### DATASET CONTENT:
......
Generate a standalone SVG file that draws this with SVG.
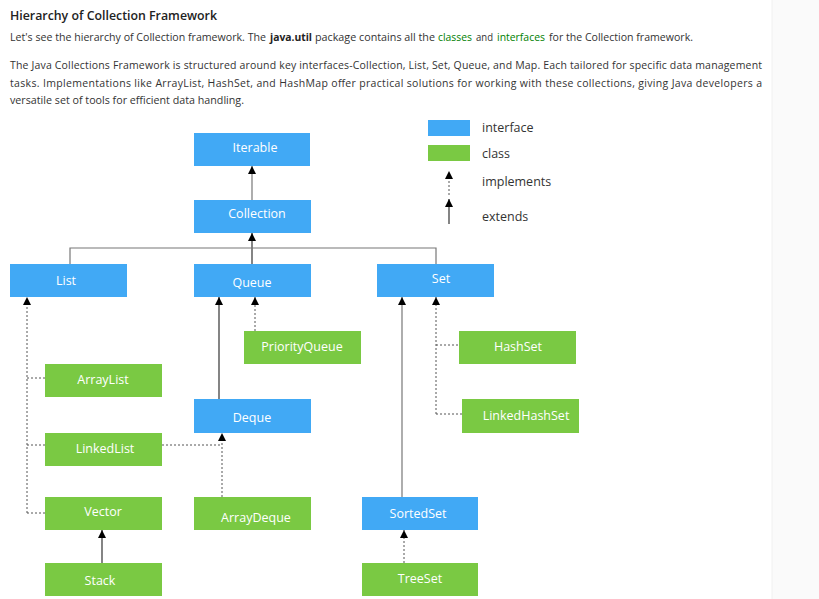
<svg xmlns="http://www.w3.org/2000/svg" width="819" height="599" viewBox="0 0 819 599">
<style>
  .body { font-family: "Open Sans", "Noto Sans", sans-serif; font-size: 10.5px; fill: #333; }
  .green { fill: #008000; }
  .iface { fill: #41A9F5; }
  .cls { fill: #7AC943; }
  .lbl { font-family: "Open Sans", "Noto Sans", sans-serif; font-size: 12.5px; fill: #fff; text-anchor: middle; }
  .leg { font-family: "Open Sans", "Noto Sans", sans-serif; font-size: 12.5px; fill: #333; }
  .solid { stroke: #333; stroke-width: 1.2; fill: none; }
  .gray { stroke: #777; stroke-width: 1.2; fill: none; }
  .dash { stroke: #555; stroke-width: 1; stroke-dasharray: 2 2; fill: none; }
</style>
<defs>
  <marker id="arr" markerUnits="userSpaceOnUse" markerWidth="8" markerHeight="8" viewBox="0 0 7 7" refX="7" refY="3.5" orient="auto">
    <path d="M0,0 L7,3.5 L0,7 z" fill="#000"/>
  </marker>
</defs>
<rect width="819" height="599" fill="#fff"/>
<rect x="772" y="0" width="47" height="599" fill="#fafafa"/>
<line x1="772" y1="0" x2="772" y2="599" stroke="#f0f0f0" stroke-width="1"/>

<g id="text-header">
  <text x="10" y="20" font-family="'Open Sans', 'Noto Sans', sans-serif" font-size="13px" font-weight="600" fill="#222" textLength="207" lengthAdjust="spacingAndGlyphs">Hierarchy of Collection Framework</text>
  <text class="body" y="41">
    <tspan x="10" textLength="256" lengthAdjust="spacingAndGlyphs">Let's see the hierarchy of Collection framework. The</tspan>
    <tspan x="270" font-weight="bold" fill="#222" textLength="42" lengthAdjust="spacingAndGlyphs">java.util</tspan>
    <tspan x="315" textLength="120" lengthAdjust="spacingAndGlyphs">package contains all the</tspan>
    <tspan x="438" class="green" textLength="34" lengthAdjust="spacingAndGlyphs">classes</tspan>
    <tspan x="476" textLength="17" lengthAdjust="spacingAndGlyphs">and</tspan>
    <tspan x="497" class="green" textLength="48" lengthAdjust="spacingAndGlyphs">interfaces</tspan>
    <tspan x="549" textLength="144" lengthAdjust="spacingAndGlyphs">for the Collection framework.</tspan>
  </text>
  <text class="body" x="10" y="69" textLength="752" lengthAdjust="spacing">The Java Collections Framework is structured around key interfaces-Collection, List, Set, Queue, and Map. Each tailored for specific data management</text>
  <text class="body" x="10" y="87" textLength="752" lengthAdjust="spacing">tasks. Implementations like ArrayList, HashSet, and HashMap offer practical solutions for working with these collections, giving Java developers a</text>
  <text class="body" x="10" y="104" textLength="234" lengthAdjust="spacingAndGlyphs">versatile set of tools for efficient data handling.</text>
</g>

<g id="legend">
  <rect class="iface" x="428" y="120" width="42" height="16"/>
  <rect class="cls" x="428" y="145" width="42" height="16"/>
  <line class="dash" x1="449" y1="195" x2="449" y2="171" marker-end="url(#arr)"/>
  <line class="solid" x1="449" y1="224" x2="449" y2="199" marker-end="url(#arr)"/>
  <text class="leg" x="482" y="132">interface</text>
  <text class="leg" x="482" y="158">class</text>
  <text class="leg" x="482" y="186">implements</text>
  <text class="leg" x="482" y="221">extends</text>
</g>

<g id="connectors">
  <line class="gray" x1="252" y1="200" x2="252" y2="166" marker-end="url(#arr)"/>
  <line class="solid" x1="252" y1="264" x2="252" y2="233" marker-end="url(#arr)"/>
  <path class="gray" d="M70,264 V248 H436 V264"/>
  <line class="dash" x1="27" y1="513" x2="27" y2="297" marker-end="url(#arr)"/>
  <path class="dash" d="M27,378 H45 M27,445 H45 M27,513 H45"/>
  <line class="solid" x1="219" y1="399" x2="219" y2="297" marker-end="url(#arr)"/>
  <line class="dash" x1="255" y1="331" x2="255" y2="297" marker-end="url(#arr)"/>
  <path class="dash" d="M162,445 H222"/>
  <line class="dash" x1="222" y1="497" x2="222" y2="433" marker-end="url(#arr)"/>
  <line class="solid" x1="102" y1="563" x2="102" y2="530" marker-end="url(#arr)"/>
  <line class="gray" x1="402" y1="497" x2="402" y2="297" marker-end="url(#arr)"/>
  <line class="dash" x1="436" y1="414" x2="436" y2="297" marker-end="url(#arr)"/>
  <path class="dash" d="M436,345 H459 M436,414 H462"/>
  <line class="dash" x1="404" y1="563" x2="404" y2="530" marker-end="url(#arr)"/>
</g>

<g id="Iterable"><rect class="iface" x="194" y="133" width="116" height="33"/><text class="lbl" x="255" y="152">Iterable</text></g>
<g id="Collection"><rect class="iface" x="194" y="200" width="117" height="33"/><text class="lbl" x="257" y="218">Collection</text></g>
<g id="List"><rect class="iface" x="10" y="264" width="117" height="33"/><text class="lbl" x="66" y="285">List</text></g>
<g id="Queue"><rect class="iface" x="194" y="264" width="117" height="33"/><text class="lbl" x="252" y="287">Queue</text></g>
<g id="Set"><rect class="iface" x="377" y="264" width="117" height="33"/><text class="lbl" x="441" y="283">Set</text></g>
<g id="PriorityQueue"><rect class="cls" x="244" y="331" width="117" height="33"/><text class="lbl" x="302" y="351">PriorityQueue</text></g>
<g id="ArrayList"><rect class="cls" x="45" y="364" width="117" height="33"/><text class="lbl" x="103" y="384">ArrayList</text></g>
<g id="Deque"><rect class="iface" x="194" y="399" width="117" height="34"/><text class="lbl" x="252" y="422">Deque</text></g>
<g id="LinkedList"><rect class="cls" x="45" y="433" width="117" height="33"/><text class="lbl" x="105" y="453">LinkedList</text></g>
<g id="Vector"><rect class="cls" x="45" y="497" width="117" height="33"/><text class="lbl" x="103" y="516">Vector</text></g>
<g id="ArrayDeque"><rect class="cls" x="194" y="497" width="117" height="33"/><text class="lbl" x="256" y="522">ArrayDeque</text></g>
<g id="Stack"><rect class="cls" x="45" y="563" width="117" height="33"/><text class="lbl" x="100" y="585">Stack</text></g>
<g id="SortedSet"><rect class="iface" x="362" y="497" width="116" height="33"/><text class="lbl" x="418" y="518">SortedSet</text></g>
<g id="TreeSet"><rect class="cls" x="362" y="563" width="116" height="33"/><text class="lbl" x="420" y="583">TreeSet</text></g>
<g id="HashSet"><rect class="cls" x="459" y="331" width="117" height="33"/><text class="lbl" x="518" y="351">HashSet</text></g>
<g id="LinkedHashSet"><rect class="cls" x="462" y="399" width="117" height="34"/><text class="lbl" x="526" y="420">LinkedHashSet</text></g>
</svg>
......
### INSTRUCTIONS TO FOLLOW:
All the lines above are to be given again exactly as they read, with the pictures removed.

### CORRECT OUTPUT:
Generate a standalone SVG file that draws this with SVG.
<svg xmlns="http://www.w3.org/2000/svg" width="819" height="599" viewBox="0 0 819 599">
<style>
  .body { font-family: "Open Sans", "Noto Sans", sans-serif; font-size: 10.5px; fill: #333; }
  .green { fill: #008000; }
  .iface { fill: #41A9F5; }
  .cls { fill: #7AC943; }
  .lbl { font-family: "Open Sans", "Noto Sans", sans-serif; font-size: 12.5px; fill: #fff; text-anchor: middle; }
  .leg { font-family: "Open Sans", "Noto Sans", sans-serif; font-size: 12.5px; fill: #333; }
  .solid { stroke: #333; stroke-width: 1.2; fill: none; }
  .gray { stroke: #777; stroke-width: 1.2; fill: none; }
  .dash { stroke: #555; stroke-width: 1; stroke-dasharray: 2 2; fill: none; }
</style>
<defs>
  <marker id="arr" markerUnits="userSpaceOnUse" markerWidth="8" markerHeight="8" viewBox="0 0 7 7" refX="7" refY="3.5" orient="auto">
    <path d="M0,0 L7,3.5 L0,7 z" fill="#000"/>
  </marker>
</defs>
<rect width="819" height="599" fill="#fff"/>
<rect x="772" y="0" width="47" height="599" fill="#fafafa"/>
<line x1="772" y1="0" x2="772" y2="599" stroke="#f0f0f0" stroke-width="1"/>

<g id="text-header">
  <text x="10" y="20" font-family="'Open Sans', 'Noto Sans', sans-serif" font-size="13px" font-weight="600" fill="#222" textLength="207" lengthAdjust="spacingAndGlyphs">Hierarchy of Collection Framework</text>
  <text class="body" y="41">
    <tspan x="10" textLength="256" lengthAdjust="spacingAndGlyphs">Let's see the hierarchy of Collection framework. The</tspan>
    <tspan x="270" font-weight="bold" fill="#222" textLength="42" lengthAdjust="spacingAndGlyphs">java.util</tspan>
    <tspan x="315" textLength="120" lengthAdjust="spacingAndGlyphs">package contains all the</tspan>
    <tspan x="438" class="green" textLength="34" lengthAdjust="spacingAndGlyphs">classes</tspan>
    <tspan x="476" textLength="17" lengthAdjust="spacingAndGlyphs">and</tspan>
    <tspan x="497" class="green" textLength="48" lengthAdjust="spacingAndGlyphs">interfaces</tspan>
    <tspan x="549" textLength="144" lengthAdjust="spacingAndGlyphs">for the Collection framework.</tspan>
  </text>
  <text class="body" x="10" y="69" textLength="752" lengthAdjust="spacing">The Java Collections Framework is structured around key interfaces-Collection, List, Set, Queue, and Map. Each tailored for specific data management</text>
  <text class="body" x="10" y="87" textLength="752" lengthAdjust="spacing">tasks. Implementations like ArrayList, HashSet, and HashMap offer practical solutions for working with these collections, giving Java developers a</text>
  <text class="body" x="10" y="104" textLength="234" lengthAdjust="spacingAndGlyphs">versatile set of tools for efficient data handling.</text>
</g>

<g id="legend">
  <rect class="iface" x="428" y="120" width="42" height="16"/>
  <rect class="cls" x="428" y="145" width="42" height="16"/>
  <line class="dash" x1="449" y1="195" x2="449" y2="171" marker-end="url(#arr)"/>
  <line class="solid" x1="449" y1="224" x2="449" y2="199" marker-end="url(#arr)"/>
  <text class="leg" x="482" y="132">interface</text>
  <text class="leg" x="482" y="158">class</text>
  <text class="leg" x="482" y="186">implements</text>
  <text class="leg" x="482" y="221">extends</text>
</g>

<g id="connectors">
  <line class="gray" x1="252" y1="200" x2="252" y2="166" marker-end="url(#arr)"/>
  <line class="solid" x1="252" y1="264" x2="252" y2="233" marker-end="url(#arr)"/>
  <path class="gray" d="M70,264 V248 H436 V264"/>
  <line class="dash" x1="27" y1="513" x2="27" y2="297" marker-end="url(#arr)"/>
  <path class="dash" d="M27,378 H45 M27,445 H45 M27,513 H45"/>
  <line class="solid" x1="219" y1="399" x2="219" y2="297" marker-end="url(#arr)"/>
  <line class="dash" x1="255" y1="331" x2="255" y2="297" marker-end="url(#arr)"/>
  <path class="dash" d="M162,445 H222"/>
  <line class="dash" x1="222" y1="497" x2="222" y2="433" marker-end="url(#arr)"/>
  <line class="solid" x1="102" y1="563" x2="102" y2="530" marker-end="url(#arr)"/>
  <line class="gray" x1="402" y1="497" x2="402" y2="297" marker-end="url(#arr)"/>
  <line class="dash" x1="436" y1="414" x2="436" y2="297" marker-end="url(#arr)"/>
  <path class="dash" d="M436,345 H459 M436,414 H462"/>
  <line class="dash" x1="404" y1="563" x2="404" y2="530" marker-end="url(#arr)"/>
</g>

<g id="Iterable"><rect class="iface" x="194" y="133" width="116" height="33"/><text class="lbl" x="255" y="152">Iterable</text></g>
<g id="Collection"><rect class="iface" x="194" y="200" width="117" height="33"/><text class="lbl" x="257" y="218">Collection</text></g>
<g id="List"><rect class="iface" x="10" y="264" width="117" height="33"/><text class="lbl" x="66" y="285">List</text></g>
<g id="Queue"><rect class="iface" x="194" y="264" width="117" height="33"/><text class="lbl" x="252" y="287">Queue</text></g>
<g id="Set"><rect class="iface" x="377" y="264" width="117" height="33"/><text class="lbl" x="441" y="283">Set</text></g>
<g id="PriorityQueue"><rect class="cls" x="244" y="331" width="117" height="33"/><text class="lbl" x="302" y="351">PriorityQueue</text></g>
<g id="ArrayList"><rect class="cls" x="45" y="364" width="117" height="33"/><text class="lbl" x="103" y="384">ArrayList</text></g>
<g id="Deque"><rect class="iface" x="194" y="399" width="117" height="34"/><text class="lbl" x="252" y="422">Deque</text></g>
<g id="LinkedList"><rect class="cls" x="45" y="433" width="117" height="33"/><text class="lbl" x="105" y="453">LinkedList</text></g>
<g id="Vector"><rect class="cls" x="45" y="497" width="117" height="33"/><text class="lbl" x="103" y="516">Vector</text></g>
<g id="ArrayDeque"><rect class="cls" x="194" y="497" width="117" height="33"/><text class="lbl" x="256" y="522">ArrayDeque</text></g>
<g id="Stack"><rect class="cls" x="45" y="563" width="117" height="33"/><text class="lbl" x="100" y="585">Stack</text></g>
<g id="SortedSet"><rect class="iface" x="362" y="497" width="116" height="33"/><text class="lbl" x="418" y="518">SortedSet</text></g>
<g id="TreeSet"><rect class="cls" x="362" y="563" width="116" height="33"/><text class="lbl" x="420" y="583">TreeSet</text></g>
<g id="HashSet"><rect class="cls" x="459" y="331" width="117" height="33"/><text class="lbl" x="518" y="351">HashSet</text></g>
<g id="LinkedHashSet"><rect class="cls" x="462" y="399" width="117" height="34"/><text class="lbl" x="526" y="420">LinkedHashSet</text></g>
</svg>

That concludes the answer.